Her appeal exposed the differences US President Barack Obama’s administration still has with its southern neighbors and the difficulties it faces in building cooperative ties with a region long suspicious of Washington.
Nonetheless, the 33 OAS member countries agreed on creating a group of experts that will study the conditions needed for the return of Honduras to the pan-American body, Peruvian Minister of Foreign Affairs Minister Jose Antonio Garcia Belaunde said.
PHOTO: REUTERS
In a move that could give a boost to the return of Honduras, he said the group would have until July 31 to present its conclusions.
“It is time for the hemisphere as a whole to move forward and welcome Honduras back into the inter-American community,” Clinton told OAS foreign ministers and other delegates at their annual general assembly in Lima.
South American nations, apart from Peru and Colombia, disputed the election of Porfirio Lobo as president in November last year because the vote was organized by the backers of the June 28 coup that ousted Manuel Zelaya.
However, Clinton said the region saw Honduras elect Lobo in “free and fair elections” and watched the new president “fulfill his obligations under the Tegucigalpa-San Jose accords.”
These included his forming a government of national reconciliation and a “truth commission” to look into events behind the coup, she said.
Brazil, which sheltered Zelaya in its embassy in Tegucigalpa following the coup, has urged countries in the region not to rush into readmitting Honduras.

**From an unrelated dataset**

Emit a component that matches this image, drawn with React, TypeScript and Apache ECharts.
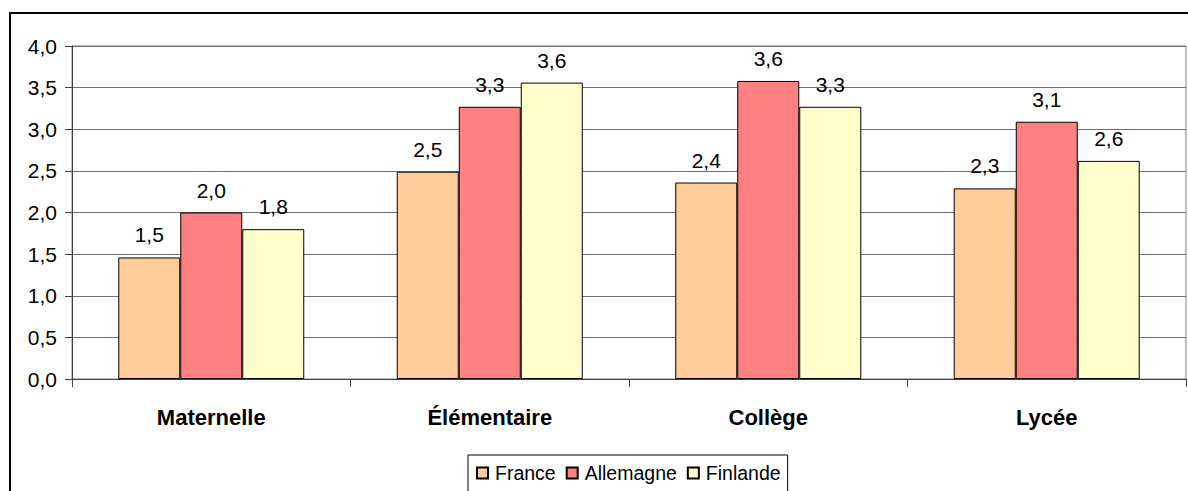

“Honduras’s return to the OAS has to be linked to specific means for re-democratization and the establishment of fundamental rights and guarantees, Deputy Brazilian Minister of External Relations Antonio de Aguilar Patriota said.
“It is essential to create conditions for former president Manuel Zelaya to fully participate in the political life of Honduras,” Patriota said.
Ecuadoran Foreign Minister Ricardo Patino also took a stand against Lobo: “My government cannot recognize the new government in Honduras while there are violations committed against human rights.”
“Zelaya has to be recognized in his true capacity, with his guarantees in his country, and those who are responsible for the coup, those who broke human rights and democratic guarantees have to be punished for this,” he said.
Venezuela, a Zelaya ally that is also strongly anti-Washington, has opposed readmitting Honduras. And Mexico, a US ally, has yet to throw its support behind the readmission of Honduras.